PROBLEM REQUIREMENTS
A single number is the answer here: how many lines of the entries contain "this"?

— begin EXTRACTED ENTRIES —

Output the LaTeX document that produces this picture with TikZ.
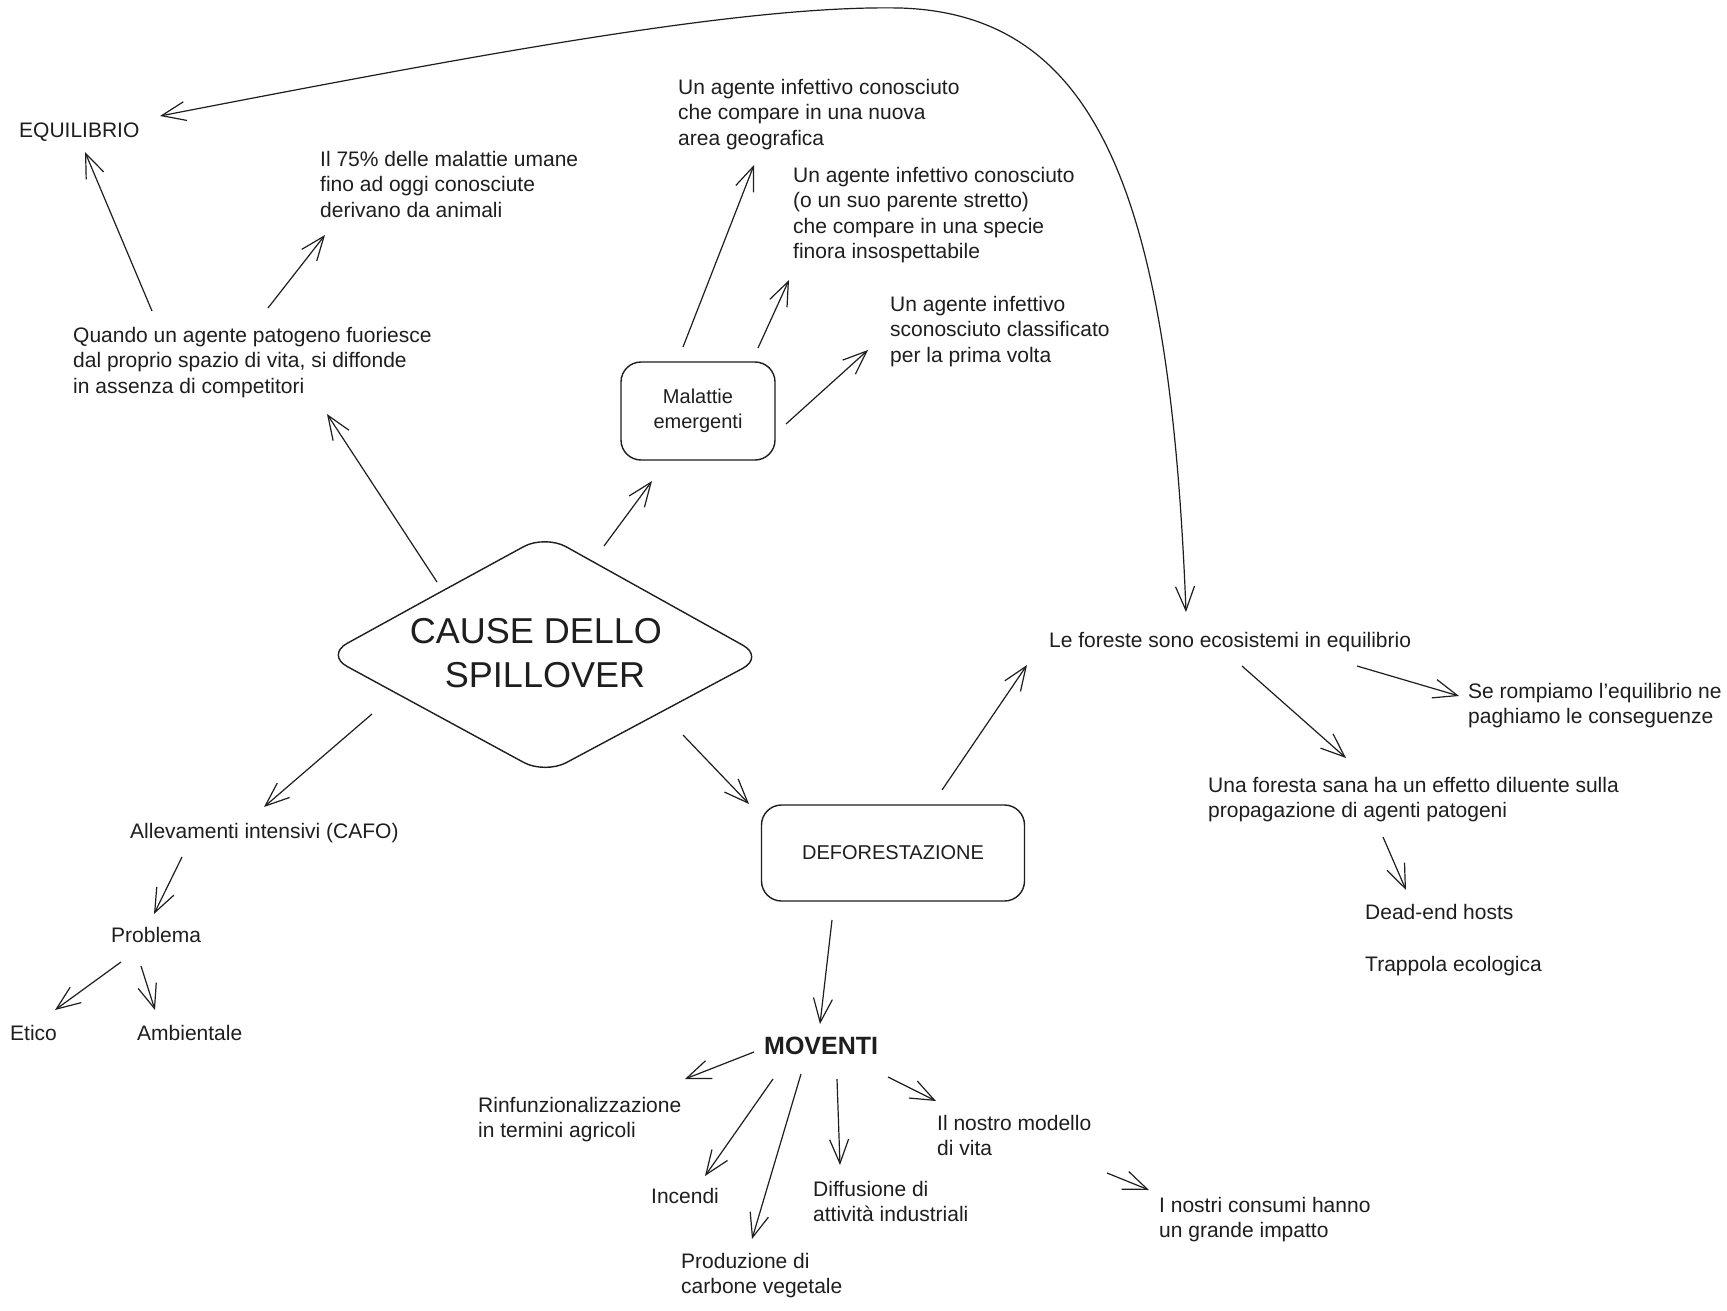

— end EXTRACTED ENTRIES —
— begin EXTRACTED ENTRIES —

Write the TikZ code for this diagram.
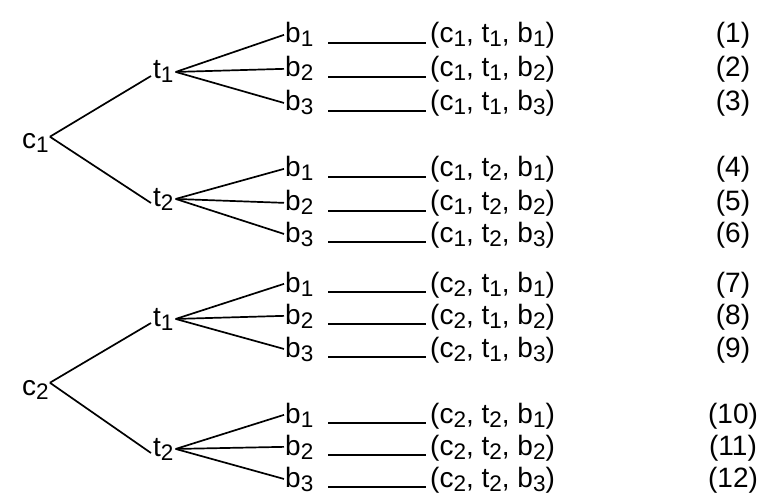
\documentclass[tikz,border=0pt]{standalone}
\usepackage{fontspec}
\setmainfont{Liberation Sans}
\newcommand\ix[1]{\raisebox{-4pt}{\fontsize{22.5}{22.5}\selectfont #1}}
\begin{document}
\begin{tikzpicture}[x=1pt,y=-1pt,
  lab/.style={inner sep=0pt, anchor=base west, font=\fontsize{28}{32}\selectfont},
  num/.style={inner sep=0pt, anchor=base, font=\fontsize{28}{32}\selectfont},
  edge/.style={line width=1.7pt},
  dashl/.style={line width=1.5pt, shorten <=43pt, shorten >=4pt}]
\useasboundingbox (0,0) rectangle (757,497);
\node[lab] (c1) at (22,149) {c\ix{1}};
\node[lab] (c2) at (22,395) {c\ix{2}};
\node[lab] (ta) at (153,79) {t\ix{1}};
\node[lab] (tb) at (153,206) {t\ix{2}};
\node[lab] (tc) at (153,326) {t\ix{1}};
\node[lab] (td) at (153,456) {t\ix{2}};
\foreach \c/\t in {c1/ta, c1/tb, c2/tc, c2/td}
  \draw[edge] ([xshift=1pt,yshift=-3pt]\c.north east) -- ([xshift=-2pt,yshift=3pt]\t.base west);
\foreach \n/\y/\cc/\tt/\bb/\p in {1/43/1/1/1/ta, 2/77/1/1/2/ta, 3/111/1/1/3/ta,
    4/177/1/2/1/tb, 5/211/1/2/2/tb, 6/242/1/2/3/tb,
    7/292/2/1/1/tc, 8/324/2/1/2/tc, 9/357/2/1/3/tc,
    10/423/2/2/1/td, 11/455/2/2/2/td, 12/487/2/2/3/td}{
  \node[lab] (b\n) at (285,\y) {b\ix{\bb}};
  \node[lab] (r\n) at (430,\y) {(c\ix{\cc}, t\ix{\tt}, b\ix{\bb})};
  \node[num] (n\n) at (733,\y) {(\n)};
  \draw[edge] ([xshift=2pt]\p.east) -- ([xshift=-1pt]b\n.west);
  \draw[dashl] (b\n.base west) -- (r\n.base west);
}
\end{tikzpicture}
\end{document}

— end EXTRACTED ENTRIES —

ANSWER IN FULL
2